Source material —
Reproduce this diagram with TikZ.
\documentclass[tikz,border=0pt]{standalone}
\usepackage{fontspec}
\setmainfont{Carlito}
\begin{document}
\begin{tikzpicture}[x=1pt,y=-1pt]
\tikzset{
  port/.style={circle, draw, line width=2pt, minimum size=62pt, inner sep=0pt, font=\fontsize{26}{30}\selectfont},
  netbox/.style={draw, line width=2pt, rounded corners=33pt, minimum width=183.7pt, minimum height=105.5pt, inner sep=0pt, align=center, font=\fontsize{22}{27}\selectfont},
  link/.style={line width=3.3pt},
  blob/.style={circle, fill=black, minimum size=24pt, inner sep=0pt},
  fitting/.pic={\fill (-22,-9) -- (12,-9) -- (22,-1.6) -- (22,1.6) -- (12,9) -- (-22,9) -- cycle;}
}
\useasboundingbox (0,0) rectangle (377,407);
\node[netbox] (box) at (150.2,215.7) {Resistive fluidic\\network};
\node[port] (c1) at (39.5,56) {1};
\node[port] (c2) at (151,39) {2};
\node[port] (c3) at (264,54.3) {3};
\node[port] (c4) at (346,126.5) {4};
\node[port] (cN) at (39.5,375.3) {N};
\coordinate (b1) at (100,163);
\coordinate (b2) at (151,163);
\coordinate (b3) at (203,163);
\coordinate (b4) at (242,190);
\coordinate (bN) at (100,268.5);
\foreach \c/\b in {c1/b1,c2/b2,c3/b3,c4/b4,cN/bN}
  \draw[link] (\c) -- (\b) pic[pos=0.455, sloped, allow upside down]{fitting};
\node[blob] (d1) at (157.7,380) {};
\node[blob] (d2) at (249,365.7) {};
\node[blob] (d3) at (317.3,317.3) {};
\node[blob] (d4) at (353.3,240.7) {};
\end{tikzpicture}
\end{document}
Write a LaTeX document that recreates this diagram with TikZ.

Task statement —
Reproduce the listing in full. Keep it exactly as written.

Written solution —
Reproduce this diagram with TikZ.
\documentclass[tikz,border=0pt]{standalone}
\usepackage{fontspec}
\setmainfont{Carlito}
\begin{document}
\begin{tikzpicture}[x=1pt,y=-1pt]
\tikzset{
  port/.style={circle, draw, line width=2pt, minimum size=62pt, inner sep=0pt, font=\fontsize{26}{30}\selectfont},
  netbox/.style={draw, line width=2pt, rounded corners=33pt, minimum width=183.7pt, minimum height=105.5pt, inner sep=0pt, align=center, font=\fontsize{22}{27}\selectfont},
  link/.style={line width=3.3pt},
  blob/.style={circle, fill=black, minimum size=24pt, inner sep=0pt},
  fitting/.pic={\fill (-22,-9) -- (12,-9) -- (22,-1.6) -- (22,1.6) -- (12,9) -- (-22,9) -- cycle;}
}
\useasboundingbox (0,0) rectangle (377,407);
\node[netbox] (box) at (150.2,215.7) {Resistive fluidic\\network};
\node[port] (c1) at (39.5,56) {1};
\node[port] (c2) at (151,39) {2};
\node[port] (c3) at (264,54.3) {3};
\node[port] (c4) at (346,126.5) {4};
\node[port] (cN) at (39.5,375.3) {N};
\coordinate (b1) at (100,163);
\coordinate (b2) at (151,163);
\coordinate (b3) at (203,163);
\coordinate (b4) at (242,190);
\coordinate (bN) at (100,268.5);
\foreach \c/\b in {c1/b1,c2/b2,c3/b3,c4/b4,cN/bN}
  \draw[link] (\c) -- (\b) pic[pos=0.455, sloped, allow upside down]{fitting};
\node[blob] (d1) at (157.7,380) {};
\node[blob] (d2) at (249,365.7) {};
\node[blob] (d3) at (317.3,317.3) {};
\node[blob] (d4) at (353.3,240.7) {};
\end{tikzpicture}
\end{document}
Write a LaTeX document that recreates this diagram with TikZ.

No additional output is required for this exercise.